__Work to complete__. Retype the opening lines of the data exactly, stopping after the line that contains "ax = fig.add_axes([0.1614, 0.130, 0.8253, 0.774])". Skip every picture.

########

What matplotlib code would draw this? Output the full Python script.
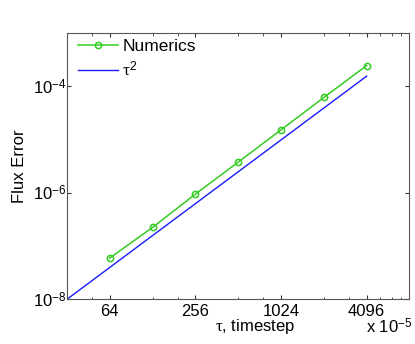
import numpy as np
import matplotlib
matplotlib.use("Agg")
import matplotlib.pyplot as plt
from matplotlib.ticker import FixedLocator, NullLocator, NullFormatter

plt.rcParams['font.family'] = ['Liberation Sans', 'DejaVu Sans']
plt.rcParams['mathtext.fontset'] = 'custom'
plt.rcParams['mathtext.rm'] = 'Liberation Sans'
plt.rcParams['mathtext.it'] = 'Liberation Serif'

# timestep in units of 1e-5
tau = [64, 128, 256, 512, 1024, 2048, 4096]
flux_err = [5.96e-8, 2.24e-7, 9.46e-7, 3.77e-6, 1.52e-5, 6.17e-5, 2.45e-4]

# reference slope line
tau_ref = [32, 4096]
err_ref = [1.0e-8, 1.55e-4]

xticks = [64, 256, 1024, 4096]
xminor = [48, 128, 192, 512, 768, 2048, 3072, 5120, 6144, 7168]
yticks = [1e-8, 1e-6, 1e-4]
ytick_labels = [r'$10^{-8}$', r'$10^{-6}$', r'$10^{-4}$']

fig = plt.figure(figsize=(4.15, 3.44), dpi=100)
ax = fig.add_axes([0.1614, 0.130, 0.8253, 0.774])

ax.plot(tau, flux_err, '-o', color='#33cc22', lw=1.1, ms=4.5,
        mfc='none', mew=1.1, label='Numerics')
ax.plot(tau_ref, err_ref, '-', color='#1a1aff', lw=1.0, label=r'$\tau^2$')

ax.set_xscale('log')
ax.set_yscale('log')
ax.set_xlim(32, 8192)
ax.set_ylim(1e-8, 1e-3)

ax.xaxis.set_major_locator(FixedLocator(xticks))
ax.set_xticklabels([str(t) for t in xticks])
ax.xaxis.set_minor_locator(FixedLocator(xminor))
ax.xaxis.set_minor_formatter(NullFormatter())
ax.yaxis.set_major_locator(FixedLocator(yticks))
ax.set_yticklabels(ytick_labels)
ax.yaxis.set_minor_locator(NullLocator())

ax.tick_params(which='both', direction='in', top=True, right=True,
               color='#333333', labelsize=12)
ax.tick_params(axis='x', which='major', length=3, pad=3.5)
ax.tick_params(axis='y', which='major', length=3, pad=0.5)
ax.tick_params(which='minor', length=1.8)
for s in ax.spines.values():
    s.set_color('#555555')
    s.set_linewidth(0.8)

leg = ax.legend(loc='upper left', bbox_to_anchor=(0.032, 0.978), frameon=False,
                fontsize=12.5, borderpad=0, borderaxespad=0, handlelength=2.3,
                handletextpad=0.25, labelspacing=0.35)

fig.text(20 / 415, 1 - 166 / 344, 'Flux Error', rotation=90,
         ha='center', va='center', fontsize=12)
fig.text(255 / 415, 17 / 344, r'$\tau$, timestep', ha='center',
         va='center', fontsize=12)
fig.text(366 / 415, 17 / 344, r'x $10^{-5}$', ha='left', va='center',
         fontsize=12)

fig.savefig('out.png', dpi=100)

########

__Answer to this exercise__.
What matplotlib code would draw this? Output the full Python script.
import numpy as np
import matplotlib
matplotlib.use("Agg")
import matplotlib.pyplot as plt
from matplotlib.ticker import FixedLocator, NullLocator, NullFormatter

plt.rcParams['font.family'] = ['Liberation Sans', 'DejaVu Sans']
plt.rcParams['mathtext.fontset'] = 'custom'
plt.rcParams['mathtext.rm'] = 'Liberation Sans'
plt.rcParams['mathtext.it'] = 'Liberation Serif'

# timestep in units of 1e-5
tau = [64, 128, 256, 512, 1024, 2048, 4096]
flux_err = [5.96e-8, 2.24e-7, 9.46e-7, 3.77e-6, 1.52e-5, 6.17e-5, 2.45e-4]

# reference slope line
tau_ref = [32, 4096]
err_ref = [1.0e-8, 1.55e-4]

xticks = [64, 256, 1024, 4096]
xminor = [48, 128, 192, 512, 768, 2048, 3072, 5120, 6144, 7168]
yticks = [1e-8, 1e-6, 1e-4]
ytick_labels = [r'$10^{-8}$', r'$10^{-6}$', r'$10^{-4}$']

fig = plt.figure(figsize=(4.15, 3.44), dpi=100)
ax = fig.add_axes([0.1614, 0.130, 0.8253, 0.774])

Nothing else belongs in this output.